EXERCISE INSTRUCTIONS
Copy exactly the lines from the line containing "Clone this chart in Altair." to the line containing "W, H = 343, 285", both lines included, and omit any pictures.

========================================

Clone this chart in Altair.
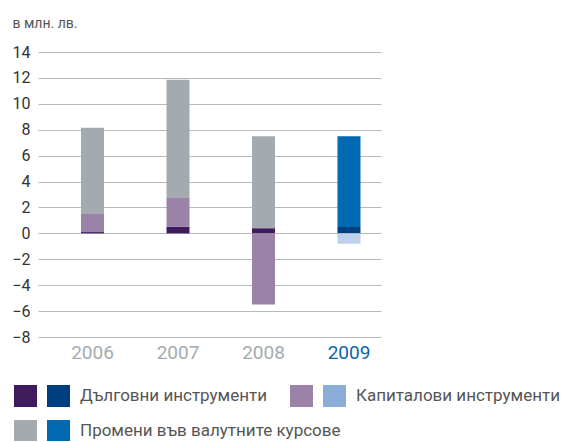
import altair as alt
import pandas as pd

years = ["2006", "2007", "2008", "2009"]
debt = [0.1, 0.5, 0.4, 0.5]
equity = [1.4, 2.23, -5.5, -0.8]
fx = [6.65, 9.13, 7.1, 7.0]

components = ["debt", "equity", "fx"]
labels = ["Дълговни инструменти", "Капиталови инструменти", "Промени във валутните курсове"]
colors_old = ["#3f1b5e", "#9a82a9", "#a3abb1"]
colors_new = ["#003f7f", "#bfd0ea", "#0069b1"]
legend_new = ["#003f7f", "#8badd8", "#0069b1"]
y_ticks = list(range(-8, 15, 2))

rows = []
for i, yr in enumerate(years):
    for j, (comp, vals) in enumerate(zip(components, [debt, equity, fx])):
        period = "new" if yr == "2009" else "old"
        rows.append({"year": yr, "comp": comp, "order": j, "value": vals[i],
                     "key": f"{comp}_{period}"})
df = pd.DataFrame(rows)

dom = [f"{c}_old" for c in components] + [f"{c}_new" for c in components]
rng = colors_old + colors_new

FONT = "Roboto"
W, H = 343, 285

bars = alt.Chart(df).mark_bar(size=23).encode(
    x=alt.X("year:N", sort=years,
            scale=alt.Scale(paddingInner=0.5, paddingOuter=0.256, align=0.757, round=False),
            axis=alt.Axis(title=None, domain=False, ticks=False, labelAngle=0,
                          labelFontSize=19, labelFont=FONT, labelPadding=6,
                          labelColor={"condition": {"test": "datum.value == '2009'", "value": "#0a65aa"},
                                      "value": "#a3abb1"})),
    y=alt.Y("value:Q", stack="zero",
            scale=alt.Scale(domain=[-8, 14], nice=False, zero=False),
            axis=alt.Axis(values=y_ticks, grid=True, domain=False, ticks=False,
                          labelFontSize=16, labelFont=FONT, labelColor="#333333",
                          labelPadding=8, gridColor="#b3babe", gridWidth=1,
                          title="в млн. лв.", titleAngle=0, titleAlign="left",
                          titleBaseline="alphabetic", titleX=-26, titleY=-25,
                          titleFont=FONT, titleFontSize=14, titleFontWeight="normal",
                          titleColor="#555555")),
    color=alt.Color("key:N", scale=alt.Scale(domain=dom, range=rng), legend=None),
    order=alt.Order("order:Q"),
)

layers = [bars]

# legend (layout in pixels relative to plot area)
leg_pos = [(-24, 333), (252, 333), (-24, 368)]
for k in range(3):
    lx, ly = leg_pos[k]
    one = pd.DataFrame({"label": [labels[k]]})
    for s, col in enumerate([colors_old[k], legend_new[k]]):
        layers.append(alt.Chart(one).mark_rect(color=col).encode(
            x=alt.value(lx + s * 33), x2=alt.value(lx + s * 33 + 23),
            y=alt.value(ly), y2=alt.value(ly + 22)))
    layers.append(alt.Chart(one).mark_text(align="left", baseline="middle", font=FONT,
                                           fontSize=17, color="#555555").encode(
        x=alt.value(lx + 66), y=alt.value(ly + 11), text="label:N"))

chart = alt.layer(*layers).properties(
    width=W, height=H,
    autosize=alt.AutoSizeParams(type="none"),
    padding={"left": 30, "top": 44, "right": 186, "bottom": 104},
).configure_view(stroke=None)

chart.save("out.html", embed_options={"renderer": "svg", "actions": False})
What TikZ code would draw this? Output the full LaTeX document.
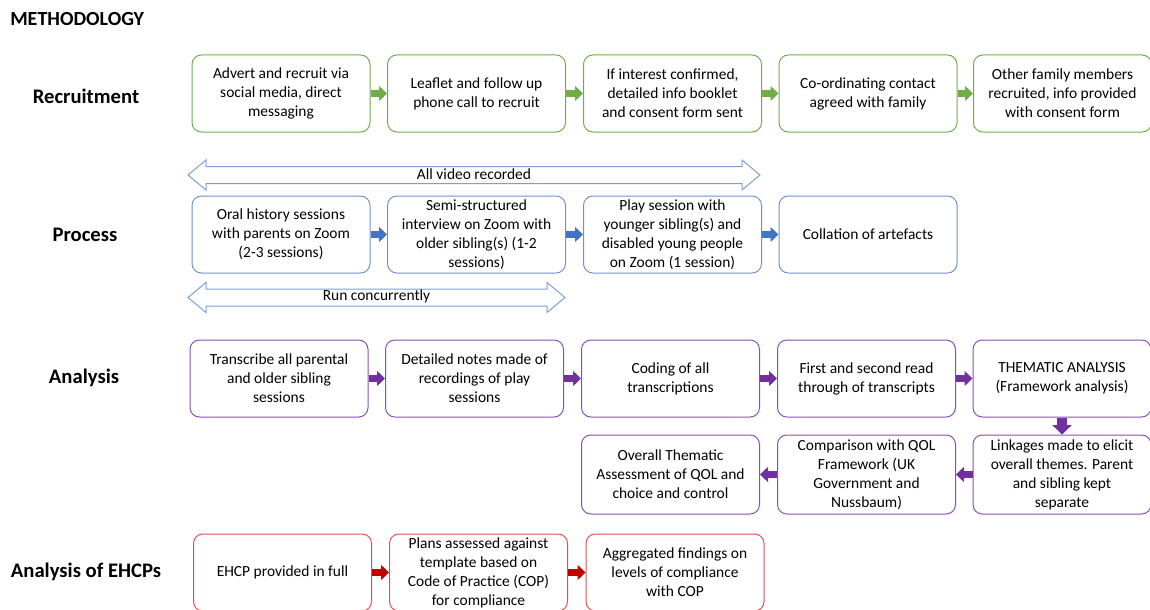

========================================

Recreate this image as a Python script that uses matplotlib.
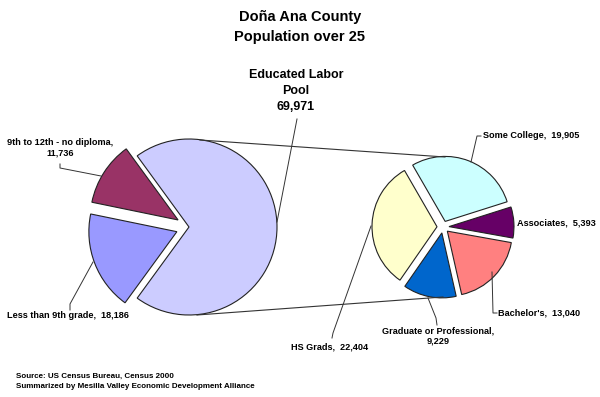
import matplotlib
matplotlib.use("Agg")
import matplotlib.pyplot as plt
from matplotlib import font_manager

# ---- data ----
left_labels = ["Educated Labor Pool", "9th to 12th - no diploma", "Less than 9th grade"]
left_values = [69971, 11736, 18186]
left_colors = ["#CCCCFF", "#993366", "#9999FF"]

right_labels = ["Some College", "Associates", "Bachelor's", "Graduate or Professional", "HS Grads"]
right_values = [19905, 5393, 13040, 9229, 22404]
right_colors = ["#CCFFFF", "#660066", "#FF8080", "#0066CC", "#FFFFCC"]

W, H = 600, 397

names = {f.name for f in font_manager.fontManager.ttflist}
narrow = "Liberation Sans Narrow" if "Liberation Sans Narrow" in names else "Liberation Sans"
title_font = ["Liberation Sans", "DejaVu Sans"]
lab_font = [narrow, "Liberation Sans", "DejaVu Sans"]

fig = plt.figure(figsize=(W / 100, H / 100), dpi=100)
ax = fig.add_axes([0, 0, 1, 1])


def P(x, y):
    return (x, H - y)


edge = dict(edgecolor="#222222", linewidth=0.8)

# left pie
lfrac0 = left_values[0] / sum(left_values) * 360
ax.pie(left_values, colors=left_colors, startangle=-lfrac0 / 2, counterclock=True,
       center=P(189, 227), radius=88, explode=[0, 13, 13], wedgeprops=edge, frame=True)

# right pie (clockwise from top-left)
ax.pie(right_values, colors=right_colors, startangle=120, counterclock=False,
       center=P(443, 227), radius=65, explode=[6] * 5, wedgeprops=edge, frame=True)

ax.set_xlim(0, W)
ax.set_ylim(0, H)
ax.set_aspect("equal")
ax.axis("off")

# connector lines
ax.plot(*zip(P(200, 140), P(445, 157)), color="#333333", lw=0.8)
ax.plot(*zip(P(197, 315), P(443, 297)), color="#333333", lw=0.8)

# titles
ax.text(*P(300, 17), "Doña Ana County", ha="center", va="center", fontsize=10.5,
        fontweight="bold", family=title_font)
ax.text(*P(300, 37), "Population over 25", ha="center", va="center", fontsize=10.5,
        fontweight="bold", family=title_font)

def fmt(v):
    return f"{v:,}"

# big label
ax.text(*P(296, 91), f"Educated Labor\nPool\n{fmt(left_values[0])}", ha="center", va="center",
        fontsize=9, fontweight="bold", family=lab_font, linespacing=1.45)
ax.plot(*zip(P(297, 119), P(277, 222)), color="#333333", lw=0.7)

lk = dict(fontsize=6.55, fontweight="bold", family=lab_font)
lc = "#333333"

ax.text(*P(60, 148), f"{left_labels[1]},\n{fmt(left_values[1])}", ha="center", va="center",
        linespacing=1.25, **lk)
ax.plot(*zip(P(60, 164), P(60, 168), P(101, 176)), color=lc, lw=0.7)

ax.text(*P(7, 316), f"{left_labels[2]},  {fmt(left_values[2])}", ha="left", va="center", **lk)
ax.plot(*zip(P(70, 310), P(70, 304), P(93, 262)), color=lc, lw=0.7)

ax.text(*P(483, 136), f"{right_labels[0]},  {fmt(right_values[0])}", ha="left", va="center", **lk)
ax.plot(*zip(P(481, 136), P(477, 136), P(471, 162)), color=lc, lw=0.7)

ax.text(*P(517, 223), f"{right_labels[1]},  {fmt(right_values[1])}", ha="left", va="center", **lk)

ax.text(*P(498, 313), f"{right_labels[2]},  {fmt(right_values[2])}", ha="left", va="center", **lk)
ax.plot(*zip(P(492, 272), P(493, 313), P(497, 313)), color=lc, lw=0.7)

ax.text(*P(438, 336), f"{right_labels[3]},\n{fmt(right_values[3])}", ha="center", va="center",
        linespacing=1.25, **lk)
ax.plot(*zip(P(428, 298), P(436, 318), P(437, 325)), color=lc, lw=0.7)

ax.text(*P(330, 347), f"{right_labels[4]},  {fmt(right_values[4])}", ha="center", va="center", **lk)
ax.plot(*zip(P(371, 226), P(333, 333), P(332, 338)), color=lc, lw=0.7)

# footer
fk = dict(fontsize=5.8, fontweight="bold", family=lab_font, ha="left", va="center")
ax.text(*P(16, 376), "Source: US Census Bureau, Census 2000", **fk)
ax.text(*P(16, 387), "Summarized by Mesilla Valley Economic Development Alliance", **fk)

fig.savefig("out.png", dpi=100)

========================================

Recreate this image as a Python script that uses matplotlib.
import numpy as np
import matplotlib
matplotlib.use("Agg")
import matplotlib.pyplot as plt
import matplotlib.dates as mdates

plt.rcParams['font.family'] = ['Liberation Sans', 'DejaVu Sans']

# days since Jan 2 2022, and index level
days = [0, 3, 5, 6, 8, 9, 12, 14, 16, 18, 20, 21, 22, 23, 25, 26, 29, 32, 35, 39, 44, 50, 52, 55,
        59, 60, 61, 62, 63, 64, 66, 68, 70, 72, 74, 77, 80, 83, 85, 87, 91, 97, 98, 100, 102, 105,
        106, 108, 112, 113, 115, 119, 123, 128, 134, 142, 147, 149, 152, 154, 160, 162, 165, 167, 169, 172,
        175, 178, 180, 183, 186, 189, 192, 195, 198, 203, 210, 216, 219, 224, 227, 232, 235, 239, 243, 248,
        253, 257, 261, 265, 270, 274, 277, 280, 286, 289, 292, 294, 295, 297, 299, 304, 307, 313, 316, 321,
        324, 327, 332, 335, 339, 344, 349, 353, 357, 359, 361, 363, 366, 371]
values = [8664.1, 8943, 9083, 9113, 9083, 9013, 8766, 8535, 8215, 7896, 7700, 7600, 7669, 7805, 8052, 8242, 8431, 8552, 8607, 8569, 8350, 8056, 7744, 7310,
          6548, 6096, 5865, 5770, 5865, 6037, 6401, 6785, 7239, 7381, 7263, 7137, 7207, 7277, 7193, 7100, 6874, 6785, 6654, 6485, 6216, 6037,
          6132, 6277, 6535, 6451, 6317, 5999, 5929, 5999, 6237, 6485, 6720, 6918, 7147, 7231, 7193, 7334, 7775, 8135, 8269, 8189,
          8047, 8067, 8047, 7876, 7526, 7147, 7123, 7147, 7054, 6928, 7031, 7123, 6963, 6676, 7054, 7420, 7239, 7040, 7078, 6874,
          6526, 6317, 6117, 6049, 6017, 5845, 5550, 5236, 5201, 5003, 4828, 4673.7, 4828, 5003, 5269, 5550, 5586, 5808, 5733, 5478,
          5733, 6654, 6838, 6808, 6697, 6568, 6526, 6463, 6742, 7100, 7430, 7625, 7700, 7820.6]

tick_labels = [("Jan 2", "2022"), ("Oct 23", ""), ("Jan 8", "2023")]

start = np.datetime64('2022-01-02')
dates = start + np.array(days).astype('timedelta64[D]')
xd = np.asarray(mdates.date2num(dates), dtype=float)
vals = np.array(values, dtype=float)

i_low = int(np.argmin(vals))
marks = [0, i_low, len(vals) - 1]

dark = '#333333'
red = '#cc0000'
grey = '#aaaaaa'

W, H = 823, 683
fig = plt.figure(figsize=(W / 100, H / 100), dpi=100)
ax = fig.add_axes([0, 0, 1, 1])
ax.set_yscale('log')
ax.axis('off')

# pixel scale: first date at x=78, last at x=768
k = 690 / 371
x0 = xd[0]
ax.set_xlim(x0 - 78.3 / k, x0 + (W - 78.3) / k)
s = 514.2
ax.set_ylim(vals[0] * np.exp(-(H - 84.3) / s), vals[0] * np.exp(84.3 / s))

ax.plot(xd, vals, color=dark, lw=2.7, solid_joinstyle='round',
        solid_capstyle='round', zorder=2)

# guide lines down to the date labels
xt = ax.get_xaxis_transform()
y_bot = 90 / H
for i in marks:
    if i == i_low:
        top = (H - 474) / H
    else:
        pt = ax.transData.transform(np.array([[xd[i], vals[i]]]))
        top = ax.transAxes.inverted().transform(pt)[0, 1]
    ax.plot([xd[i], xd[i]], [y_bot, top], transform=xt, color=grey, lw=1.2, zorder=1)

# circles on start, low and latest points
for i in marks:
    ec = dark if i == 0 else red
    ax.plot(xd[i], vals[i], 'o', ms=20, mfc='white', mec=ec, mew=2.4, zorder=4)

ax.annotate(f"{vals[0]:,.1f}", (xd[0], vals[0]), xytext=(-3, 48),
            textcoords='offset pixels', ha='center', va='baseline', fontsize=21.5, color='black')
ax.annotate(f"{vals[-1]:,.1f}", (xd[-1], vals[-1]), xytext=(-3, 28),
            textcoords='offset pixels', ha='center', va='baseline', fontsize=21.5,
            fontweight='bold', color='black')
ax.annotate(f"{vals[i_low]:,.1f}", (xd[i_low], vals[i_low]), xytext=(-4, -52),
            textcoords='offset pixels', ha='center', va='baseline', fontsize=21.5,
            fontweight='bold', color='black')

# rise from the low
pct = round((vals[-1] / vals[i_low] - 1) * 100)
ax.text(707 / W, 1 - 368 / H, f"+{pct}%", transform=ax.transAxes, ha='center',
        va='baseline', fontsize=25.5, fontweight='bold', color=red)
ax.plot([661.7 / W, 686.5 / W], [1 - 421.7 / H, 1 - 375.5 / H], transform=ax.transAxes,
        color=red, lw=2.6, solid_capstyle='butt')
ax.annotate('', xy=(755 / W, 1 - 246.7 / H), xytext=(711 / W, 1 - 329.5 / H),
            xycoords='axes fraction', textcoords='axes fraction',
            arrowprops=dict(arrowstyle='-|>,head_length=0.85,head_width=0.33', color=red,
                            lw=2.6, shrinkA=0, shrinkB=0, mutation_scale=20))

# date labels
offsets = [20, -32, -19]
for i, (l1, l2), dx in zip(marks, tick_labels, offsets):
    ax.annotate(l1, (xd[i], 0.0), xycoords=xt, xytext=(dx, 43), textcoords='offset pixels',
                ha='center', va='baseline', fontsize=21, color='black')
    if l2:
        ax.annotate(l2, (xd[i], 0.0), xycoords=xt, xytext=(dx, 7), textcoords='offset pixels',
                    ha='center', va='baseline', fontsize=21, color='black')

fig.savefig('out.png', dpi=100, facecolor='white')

========================================

FULL ANSWER
Clone this chart in Altair.
import altair as alt
import pandas as pd

years = ["2006", "2007", "2008", "2009"]
debt = [0.1, 0.5, 0.4, 0.5]
equity = [1.4, 2.23, -5.5, -0.8]
fx = [6.65, 9.13, 7.1, 7.0]

components = ["debt", "equity", "fx"]
labels = ["Дълговни инструменти", "Капиталови инструменти", "Промени във валутните курсове"]
colors_old = ["#3f1b5e", "#9a82a9", "#a3abb1"]
colors_new = ["#003f7f", "#bfd0ea", "#0069b1"]
legend_new = ["#003f7f", "#8badd8", "#0069b1"]
y_ticks = list(range(-8, 15, 2))

rows = []
for i, yr in enumerate(years):
    for j, (comp, vals) in enumerate(zip(components, [debt, equity, fx])):
        period = "new" if yr == "2009" else "old"
        rows.append({"year": yr, "comp": comp, "order": j, "value": vals[i],
                     "key": f"{comp}_{period}"})
df = pd.DataFrame(rows)

dom = [f"{c}_old" for c in components] + [f"{c}_new" for c in components]
rng = colors_old + colors_new

FONT = "Roboto"
W, H = 343, 285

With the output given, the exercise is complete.